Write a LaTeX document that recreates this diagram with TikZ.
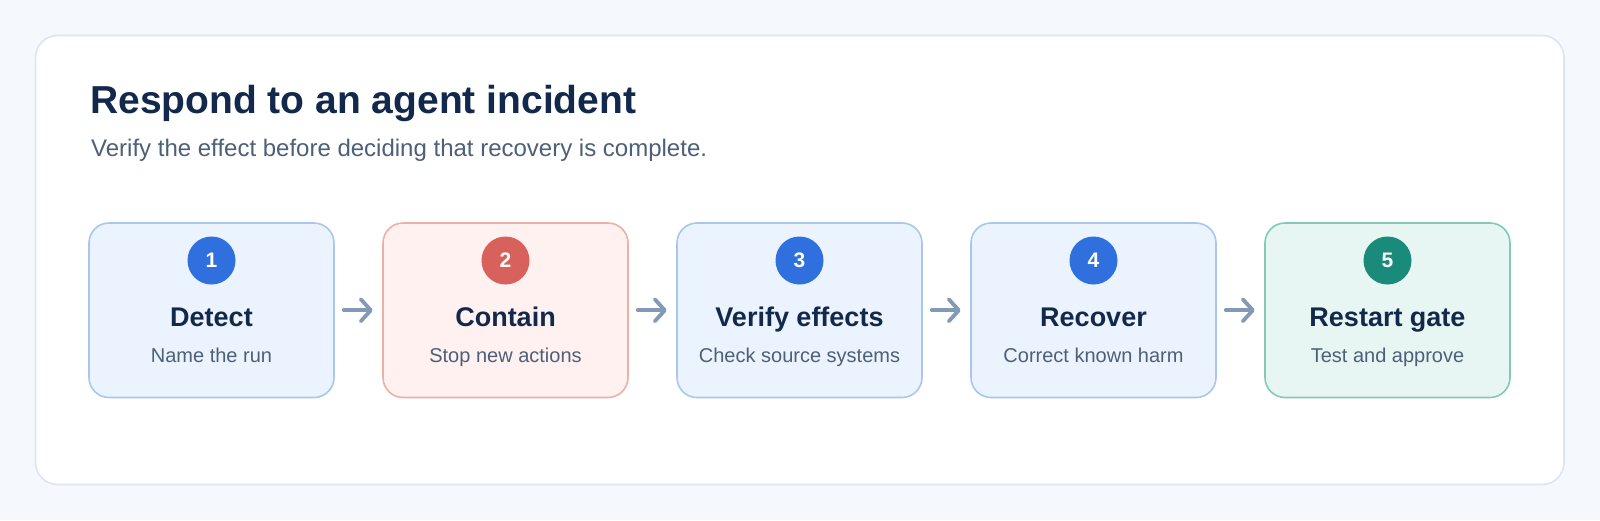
\documentclass[tikz,border=0pt]{standalone}
\usepackage{fontspec}
\setmainfont{Liberation Sans}
\usetikzlibrary{arrows.meta}
\definecolor{pagebg}{HTML}{F5F9FE}
\definecolor{cardline}{HTML}{DCE6F2}
\definecolor{titlecol}{HTML}{13294B}
\definecolor{subcol}{HTML}{4E5F78}
\definecolor{bluefill}{HTML}{EBF3FE}
\definecolor{blueline}{HTML}{A9C6EC}
\definecolor{bluedot}{HTML}{2F6FDE}
\definecolor{redfill}{HTML}{FEF1EF}
\definecolor{redline}{HTML}{EBB1A7}
\definecolor{reddot}{HTML}{D9615B}
\definecolor{greenfill}{HTML}{E7F6F2}
\definecolor{greenline}{HTML}{82C9B8}
\definecolor{greendot}{HTML}{1A8A7B}
\definecolor{arrowcol}{HTML}{8299B7}
\tikzset{
  stepbox/.style={draw, line width=1.6pt, rounded corners=20pt,
    minimum width=245pt, minimum height=174.5pt, inner sep=0pt},
  bluebox/.style={stepbox, fill=bluefill, draw=blueline},
  redbox/.style={stepbox, fill=redfill, draw=redline},
  greenbox/.style={stepbox, fill=greenfill, draw=greenline},
  numdot/.style={circle, minimum size=48pt, inner sep=0pt, text=white,
    font=\fontsize{21}{25}\selectfont\bfseries},
  steptitle/.style={anchor=base, inner sep=0pt, text=titlecol,
    font=\fontsize{27}{32}\selectfont\bfseries},
  stepsub/.style={anchor=base, inner sep=0pt, text=subcol,
    font=\fontsize{20}{24}\selectfont},
  flowarrow/.style={draw=arrowcol, line width=3.8pt, line cap=round,
    -{Straight Barb[length=10pt,width=22pt,line cap=round,line join=round]},
    shorten <=9pt, shorten >=9.5pt}
}
\begin{document}
\begin{tikzpicture}[x=1pt,y=-1pt]
\useasboundingbox (0,0) rectangle (1600,520);
\fill[pagebg] (0,0) rectangle (1600,520);
\path[draw=cardline, fill=white, line width=1.6pt, rounded corners=22pt]
  (35.5,35.5) rectangle (1564,484.5);

\node[anchor=base west, inner sep=0pt, text=titlecol,
  font=\fontsize{39}{46}\selectfont\bfseries] (title) at (90,113.3)
  {Respond to an agent incident};
\node[anchor=base west, inner sep=0pt, text=subcol,
  font=\fontsize{24}{29}\selectfont] (subtitle) at (91,156)
  {Verify the effect before deciding that recovery is complete.};

\node[bluebox]  (b1) at (211.5,310.25) {};
\node[redbox]   (b2) at (505.5,310.25) {};
\node[bluebox]  (b3) at (799.5,310.25) {};
\node[bluebox]  (b4) at (1093.5,310.25) {};
\node[greenbox] (b5) at (1387.5,310.25) {};

\node[numdot, fill=bluedot]  (n1) at (211.5,260.5) {1};
\node[numdot, fill=reddot]   (n2) at (505.5,260.5) {2};
\node[numdot, fill=bluedot]  (n3) at (799.5,260.5) {3};
\node[numdot, fill=bluedot]  (n4) at (1093.5,260.5) {4};
\node[numdot, fill=greendot] (n5) at (1387.5,260.5) {5};

\node[steptitle] (t1) at (211.5,326) {Detect};
\node[steptitle] (t2) at (505.5,326) {Contain};
\node[steptitle] (t3) at (799.5,326) {Verify effects};
\node[steptitle] (t4) at (1093.5,326) {Recover};
\node[steptitle] (t5) at (1387.5,326) {Restart gate};

\node[stepsub] (s1) at (211.5,362) {Name the run};
\node[stepsub] (s2) at (505.5,362) {Stop new actions};
\node[stepsub] (s3) at (799.5,362) {Check source systems};
\node[stepsub] (s4) at (1093.5,362) {Correct known harm};
\node[stepsub] (s5) at (1387.5,362) {Test and approve};

\draw[flowarrow] (b1.east) -- (b2.west);
\draw[flowarrow] (b2.east) -- (b3.west);
\draw[flowarrow] (b3.east) -- (b4.west);
\draw[flowarrow] (b4.east) -- (b5.west);
\end{tikzpicture}
\end{document}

Short problem:
Repeat the data in full and exactly. Omit pictures.

Full solution:
Write a LaTeX document that recreates this diagram with TikZ.
\documentclass[tikz,border=0pt]{standalone}
\usepackage{fontspec}
\setmainfont{Liberation Sans}
\usetikzlibrary{arrows.meta}
\definecolor{pagebg}{HTML}{F5F9FE}
\definecolor{cardline}{HTML}{DCE6F2}
\definecolor{titlecol}{HTML}{13294B}
\definecolor{subcol}{HTML}{4E5F78}
\definecolor{bluefill}{HTML}{EBF3FE}
\definecolor{blueline}{HTML}{A9C6EC}
\definecolor{bluedot}{HTML}{2F6FDE}
\definecolor{redfill}{HTML}{FEF1EF}
\definecolor{redline}{HTML}{EBB1A7}
\definecolor{reddot}{HTML}{D9615B}
\definecolor{greenfill}{HTML}{E7F6F2}
\definecolor{greenline}{HTML}{82C9B8}
\definecolor{greendot}{HTML}{1A8A7B}
\definecolor{arrowcol}{HTML}{8299B7}
\tikzset{
  stepbox/.style={draw, line width=1.6pt, rounded corners=20pt,
    minimum width=245pt, minimum height=174.5pt, inner sep=0pt},
  bluebox/.style={stepbox, fill=bluefill, draw=blueline},
  redbox/.style={stepbox, fill=redfill, draw=redline},
  greenbox/.style={stepbox, fill=greenfill, draw=greenline},
  numdot/.style={circle, minimum size=48pt, inner sep=0pt, text=white,
    font=\fontsize{21}{25}\selectfont\bfseries},
  steptitle/.style={anchor=base, inner sep=0pt, text=titlecol,
    font=\fontsize{27}{32}\selectfont\bfseries},
  stepsub/.style={anchor=base, inner sep=0pt, text=subcol,
    font=\fontsize{20}{24}\selectfont},
  flowarrow/.style={draw=arrowcol, line width=3.8pt, line cap=round,
    -{Straight Barb[length=10pt,width=22pt,line cap=round,line join=round]},
    shorten <=9pt, shorten >=9.5pt}
}
\begin{document}
\begin{tikzpicture}[x=1pt,y=-1pt]
\useasboundingbox (0,0) rectangle (1600,520);
\fill[pagebg] (0,0) rectangle (1600,520);
\path[draw=cardline, fill=white, line width=1.6pt, rounded corners=22pt]
  (35.5,35.5) rectangle (1564,484.5);

\node[anchor=base west, inner sep=0pt, text=titlecol,
  font=\fontsize{39}{46}\selectfont\bfseries] (title) at (90,113.3)
  {Respond to an agent incident};
\node[anchor=base west, inner sep=0pt, text=subcol,
  font=\fontsize{24}{29}\selectfont] (subtitle) at (91,156)
  {Verify the effect before deciding that recovery is complete.};

\node[bluebox]  (b1) at (211.5,310.25) {};
\node[redbox]   (b2) at (505.5,310.25) {};
\node[bluebox]  (b3) at (799.5,310.25) {};
\node[bluebox]  (b4) at (1093.5,310.25) {};
\node[greenbox] (b5) at (1387.5,310.25) {};

\node[numdot, fill=bluedot]  (n1) at (211.5,260.5) {1};
\node[numdot, fill=reddot]   (n2) at (505.5,260.5) {2};
\node[numdot, fill=bluedot]  (n3) at (799.5,260.5) {3};
\node[numdot, fill=bluedot]  (n4) at (1093.5,260.5) {4};
\node[numdot, fill=greendot] (n5) at (1387.5,260.5) {5};

\node[steptitle] (t1) at (211.5,326) {Detect};
\node[steptitle] (t2) at (505.5,326) {Contain};
\node[steptitle] (t3) at (799.5,326) {Verify effects};
\node[steptitle] (t4) at (1093.5,326) {Recover};
\node[steptitle] (t5) at (1387.5,326) {Restart gate};

\node[stepsub] (s1) at (211.5,362) {Name the run};
\node[stepsub] (s2) at (505.5,362) {Stop new actions};
\node[stepsub] (s3) at (799.5,362) {Check source systems};
\node[stepsub] (s4) at (1093.5,362) {Correct known harm};
\node[stepsub] (s5) at (1387.5,362) {Test and approve};

\draw[flowarrow] (b1.east) -- (b2.west);
\draw[flowarrow] (b2.east) -- (b3.west);
\draw[flowarrow] (b3.east) -- (b4.west);
\draw[flowarrow] (b4.east) -- (b5.west);
\end{tikzpicture}
\end{document}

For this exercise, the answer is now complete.